The concept of “unmanned dominance” itself is straightforward in principle. The Navy does not want to enter a fair fight. It seeks to deter adversaries by presenting overwhelming capability, and if conflict occurs, to ensure the adversary loses. Whether systems are manned or unmanned is secondary. What matters is dominance.

That dominance must extend across contested environments. Future conflicts may involve kinetic threats, cyber attacks, electronic warfare, or other non-kinetic disruptions. Unmanned platforms must be hardened to operate effectively under those conditions. They must also function as part of a team. No single platform operates alone. Unmanned systems need to understand their role within a larger formation that includes other unmanned assets, manned platforms providing command and control, and supporting forces across domains.

Hash underscores that this level of integration requires a strong partnership between government and industry. He has seen throughout his acquisition career that simply handing requirements to a contractor and waiting for a finished product does not work. Successful programs involve iterative collaboration. Government teams and industry partners work side by side, refining requirements, addressing interpretation issues, and solving problems as they arise.

He draws a parallel to recent infrastructure work following an earthquake, where government personnel and contractors had to collaborate closely to get the details right. The same principle applies to building advanced unmanned systems. Requirements may be thoughtfully developed, but real-world application reveals nuances that require continuous dialogue.

Scale adds another layer of complexity. Testing thousands of unmanned systems in physical airspace and sea space presents practical limits. While the Navy conducts periodic large-scale events with significant numbers of autonomous surface vessels—complete with opposing forces to simulate real conflict—it cannot continuously operate at that scale in the physical world.

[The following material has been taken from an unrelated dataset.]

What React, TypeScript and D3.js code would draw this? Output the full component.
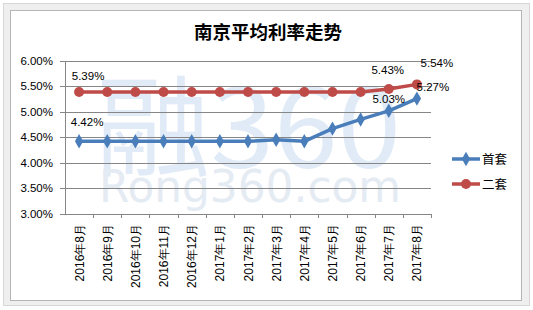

To overcome this, Hash highlights the Navy’s increasing reliance on digital, virtual, and constructive environments. By building digital models—or digital twins—of systems, the Navy can conduct thousands or even millions of simulated runs. These simulations allow rapid iteration, early identification of issues, and collaborative problem-solving before hardware is fully fielded.

As part of this approach, the Navy is asking industry to deliver digital models alongside physical platforms. That enables earlier learning and more efficient refinement. Instead of waiting for a fully finished system, the Navy can experiment with a partially developed capability, extract lessons, and allow industry to incorporate those insights before finalizing the design.

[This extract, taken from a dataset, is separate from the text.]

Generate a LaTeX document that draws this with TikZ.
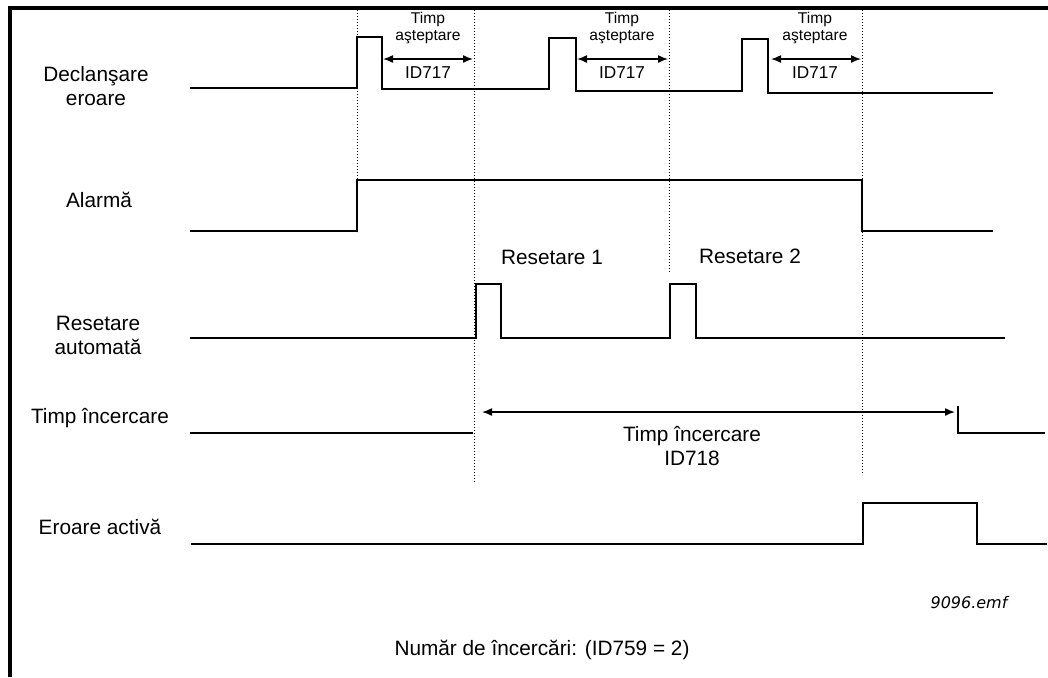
\documentclass[tikz,border=0pt]{standalone}
\usepackage{fontspec}
\setmainfont{Liberation Sans}
\newfontfamily\emffont{DejaVu Sans}
\usetikzlibrary{arrows.meta}
\begin{document}
\begin{tikzpicture}[x=0.5pt,y=-0.5pt,
  sig/.style={line width=0.75pt, line join=miter},
  vguide/.style={line width=0.5pt, dash pattern=on 0.7pt off 0.8pt},
  dimarrow/.style={line width=0.75pt, {Latex[length=5pt,width=4pt]}-{Latex[length=5pt,width=4pt]}},
  lbl/.style={font=\fontsize{10.4}{12}\selectfont, align=center, inner sep=0pt},
  smalllbl/.style={font=\fontsize{7.8}{8.8}\selectfont, align=center, inner sep=0pt},
  framebar/.style={line width=2pt}]
\useasboundingbox (0,0) rectangle (1048,677);
% frame (only top and left edges visible)
\draw[framebar] (1048,7.5) -- (9.5,7.5) -- (9.5,677);

% row labels
\node[lbl] (lDecl) at (96,86.5) {Declanşare\\eroare};
\node[lbl] (lAlarm) at (99,200) {Alarmă};
\node[lbl] (lReset) at (98,335) {Resetare\\automată};
\node[lbl] (lTimp) at (100,418) {Timp încercare};
\node[lbl] (lErr) at (100,527) {Eroare activă};

% dotted guide lines
\draw[vguide] (357,7) -- (357,232);
\draw[vguide] (474,7) -- (474,483);
\draw[vguide] (669,7) -- (669,273);
\draw[vguide] (862,7) -- (862,475);

% Declansare eroare
\draw[sig] (190,88) -- (357,88) -- (357,37) -- (382,37) -- (382,89) -- (549,89)
  -- (549,38) -- (576,38) -- (576,91) -- (742,91) -- (742,39) -- (768,39) -- (768,93) -- (993,93);
% Alarma
\draw[sig] (190,231) -- (357,231) -- (357,180) -- (862,180) -- (862,231) -- (993,231);
% Resetare automata
\draw[sig] (190,338) -- (476,338) -- (476,284) -- (501,284) -- (501,338) -- (670,338)
  -- (670,284) -- (696,284) -- (696,338) -- (1005,338);
% Timp incercare
\draw[sig] (190,433) -- (473,433);
\draw[sig] (958,406) -- (958,433) -- (1045,433);
% Eroare activa
\draw[sig] (191,544) -- (863,544) -- (863,503) -- (977,503) -- (977,544) -- (1047,544);

% waiting time arrows
\coordinate (w1a) at (383,59); \coordinate (w1b) at (473,59);
\coordinate (w2a) at (577,59); \coordinate (w2b) at (668,59);
\coordinate (w3a) at (771,59); \coordinate (w3b) at (861,59);
\draw[dimarrow] (w1a) -- (w1b);
\draw[dimarrow] (w2a) -- (w2b);
\draw[dimarrow] (w3a) -- (w3b);
\node[smalllbl] (t1) at (428,28) {Timp\\aşteptare};
\node[smalllbl] (t2) at (622,28) {Timp\\aşteptare};
\node[smalllbl] (t3) at (815,28) {Timp\\aşteptare};
\node[smalllbl, font=\fontsize{8.6}{10}\selectfont] (i1) at (428,73) {ID717};
\node[smalllbl, font=\fontsize{8.6}{10}\selectfont] (i2) at (622,73) {ID717};
\node[smalllbl, font=\fontsize{8.6}{10}\selectfont] (i3) at (815,73) {ID717};

% reset labels
\node[lbl] (r1) at (552,257) {Resetare 1};
\node[lbl] (r2) at (750,256) {Resetare 2};

% retry time arrow
\coordinate (ta) at (482,412); \coordinate (tb) at (955,412);
\draw[dimarrow] (ta) -- (tb);
\node[lbl] (tl) at (692,446) {Timp încercare\\ID718};

% footer texts
\node[inner sep=0pt, font=\emffont\itshape\fontsize{8}{9}\selectfont] (emf) at (969,603) {9096.emf};
\node[lbl] (cnt) at (542,650) {Număr de încercări: (ID759 = 2)};
\end{tikzpicture}
\end{document}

Joint and allied integration further shapes the effort. Hash emphasizes that naval aviation and carrier air wings do not operate independently. They rely on surface ships, submarines, and expeditionary Marine Corps forces, as well as close coordination with the Air Force and other services. The Navy conducts joint test events throughout the year and includes allied partners such as Australia, Canada, and the United Kingdom in fully integrated exercises.

These events explore long-range fires, over-the-horizon effects, and the practical challenges of coordinating across services and nations. Digital collaboration environments extend that integration into laboratories and virtual spaces, where partners can combine digital representations of their systems and experiment together.

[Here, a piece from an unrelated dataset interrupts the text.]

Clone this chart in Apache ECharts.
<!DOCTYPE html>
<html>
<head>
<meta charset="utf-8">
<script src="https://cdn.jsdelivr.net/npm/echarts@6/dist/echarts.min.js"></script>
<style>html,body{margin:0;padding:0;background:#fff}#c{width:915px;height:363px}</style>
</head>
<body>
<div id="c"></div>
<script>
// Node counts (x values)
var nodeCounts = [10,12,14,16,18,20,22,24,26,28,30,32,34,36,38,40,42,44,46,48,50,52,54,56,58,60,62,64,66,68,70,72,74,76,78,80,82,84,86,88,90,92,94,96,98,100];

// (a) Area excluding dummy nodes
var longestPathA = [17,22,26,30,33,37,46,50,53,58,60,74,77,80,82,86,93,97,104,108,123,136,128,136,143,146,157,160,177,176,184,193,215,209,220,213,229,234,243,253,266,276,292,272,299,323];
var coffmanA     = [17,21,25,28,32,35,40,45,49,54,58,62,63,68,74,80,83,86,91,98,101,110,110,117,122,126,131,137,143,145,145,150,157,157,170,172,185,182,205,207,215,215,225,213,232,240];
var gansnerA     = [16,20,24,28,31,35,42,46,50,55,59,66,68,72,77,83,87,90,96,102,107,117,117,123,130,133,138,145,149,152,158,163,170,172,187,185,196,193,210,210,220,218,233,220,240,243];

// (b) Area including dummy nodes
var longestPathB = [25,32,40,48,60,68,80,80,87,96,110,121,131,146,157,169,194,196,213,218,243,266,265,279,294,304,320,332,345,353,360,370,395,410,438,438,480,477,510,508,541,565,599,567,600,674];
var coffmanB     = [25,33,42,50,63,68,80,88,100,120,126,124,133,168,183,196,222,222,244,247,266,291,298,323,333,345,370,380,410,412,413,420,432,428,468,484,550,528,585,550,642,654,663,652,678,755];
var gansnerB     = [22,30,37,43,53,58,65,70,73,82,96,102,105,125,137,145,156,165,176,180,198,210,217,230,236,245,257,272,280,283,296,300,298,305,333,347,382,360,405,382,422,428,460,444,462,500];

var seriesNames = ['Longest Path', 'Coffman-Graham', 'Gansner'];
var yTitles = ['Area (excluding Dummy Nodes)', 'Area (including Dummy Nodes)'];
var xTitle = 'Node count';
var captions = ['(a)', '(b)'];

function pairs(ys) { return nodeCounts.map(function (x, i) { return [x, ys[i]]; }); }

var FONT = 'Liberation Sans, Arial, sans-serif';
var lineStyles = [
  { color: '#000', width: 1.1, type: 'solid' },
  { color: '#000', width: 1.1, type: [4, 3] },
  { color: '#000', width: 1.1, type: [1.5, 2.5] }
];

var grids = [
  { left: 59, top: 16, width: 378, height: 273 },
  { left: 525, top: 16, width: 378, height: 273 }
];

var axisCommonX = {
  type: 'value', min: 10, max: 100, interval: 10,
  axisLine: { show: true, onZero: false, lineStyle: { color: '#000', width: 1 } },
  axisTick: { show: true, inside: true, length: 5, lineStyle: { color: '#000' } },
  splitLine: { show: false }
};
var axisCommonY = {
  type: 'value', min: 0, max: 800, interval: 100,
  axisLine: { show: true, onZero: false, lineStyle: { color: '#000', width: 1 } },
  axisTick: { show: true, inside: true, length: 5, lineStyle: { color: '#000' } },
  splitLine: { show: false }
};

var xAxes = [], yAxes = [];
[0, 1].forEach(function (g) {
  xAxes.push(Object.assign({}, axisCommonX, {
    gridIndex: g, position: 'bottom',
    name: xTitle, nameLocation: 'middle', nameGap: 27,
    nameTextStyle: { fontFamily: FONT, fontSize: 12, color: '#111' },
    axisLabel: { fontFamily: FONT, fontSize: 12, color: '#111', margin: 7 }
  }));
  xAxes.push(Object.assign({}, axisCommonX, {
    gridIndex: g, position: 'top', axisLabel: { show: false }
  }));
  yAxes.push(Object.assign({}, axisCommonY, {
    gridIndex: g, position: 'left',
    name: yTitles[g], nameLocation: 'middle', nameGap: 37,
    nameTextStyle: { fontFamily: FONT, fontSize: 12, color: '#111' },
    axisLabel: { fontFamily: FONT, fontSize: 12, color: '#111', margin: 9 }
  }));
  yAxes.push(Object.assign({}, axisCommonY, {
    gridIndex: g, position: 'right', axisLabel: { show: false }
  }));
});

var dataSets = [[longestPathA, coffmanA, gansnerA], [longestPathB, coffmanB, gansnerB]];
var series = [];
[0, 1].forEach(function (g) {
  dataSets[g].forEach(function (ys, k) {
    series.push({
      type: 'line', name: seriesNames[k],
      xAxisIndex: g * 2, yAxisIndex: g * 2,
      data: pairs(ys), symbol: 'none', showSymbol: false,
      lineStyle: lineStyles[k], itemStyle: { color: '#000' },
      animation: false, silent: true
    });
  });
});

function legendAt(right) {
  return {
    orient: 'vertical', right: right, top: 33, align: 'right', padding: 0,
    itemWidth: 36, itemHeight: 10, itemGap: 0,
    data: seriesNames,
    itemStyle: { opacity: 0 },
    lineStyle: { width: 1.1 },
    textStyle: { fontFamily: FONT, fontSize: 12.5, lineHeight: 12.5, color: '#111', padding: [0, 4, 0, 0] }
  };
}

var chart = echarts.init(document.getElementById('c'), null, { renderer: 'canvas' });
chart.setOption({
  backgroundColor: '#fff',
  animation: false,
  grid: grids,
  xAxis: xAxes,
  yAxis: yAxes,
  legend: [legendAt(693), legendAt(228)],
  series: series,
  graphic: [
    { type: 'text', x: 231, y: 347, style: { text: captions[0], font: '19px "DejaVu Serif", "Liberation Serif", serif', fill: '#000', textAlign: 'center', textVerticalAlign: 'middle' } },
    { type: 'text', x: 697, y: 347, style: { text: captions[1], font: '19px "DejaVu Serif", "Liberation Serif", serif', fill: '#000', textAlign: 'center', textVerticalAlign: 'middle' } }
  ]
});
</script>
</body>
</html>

Throughout the conversation, Hash returns to a consistent theme: integration is not optional. Unmanned systems are not standalone tools. Their value depends on how well they connect—to each other, to manned platforms, to joint forces, and to allied partners. Achieving unmanned dominance requires rigorous standards, realistic testing, digital innovation, and sustained collaboration.

As the Navy scales its autonomous fleet, Hash makes clear that success will not be measured by the number of platforms alone. It will be defined by how effectively they operate together in contested environments to deliver decisive advantage.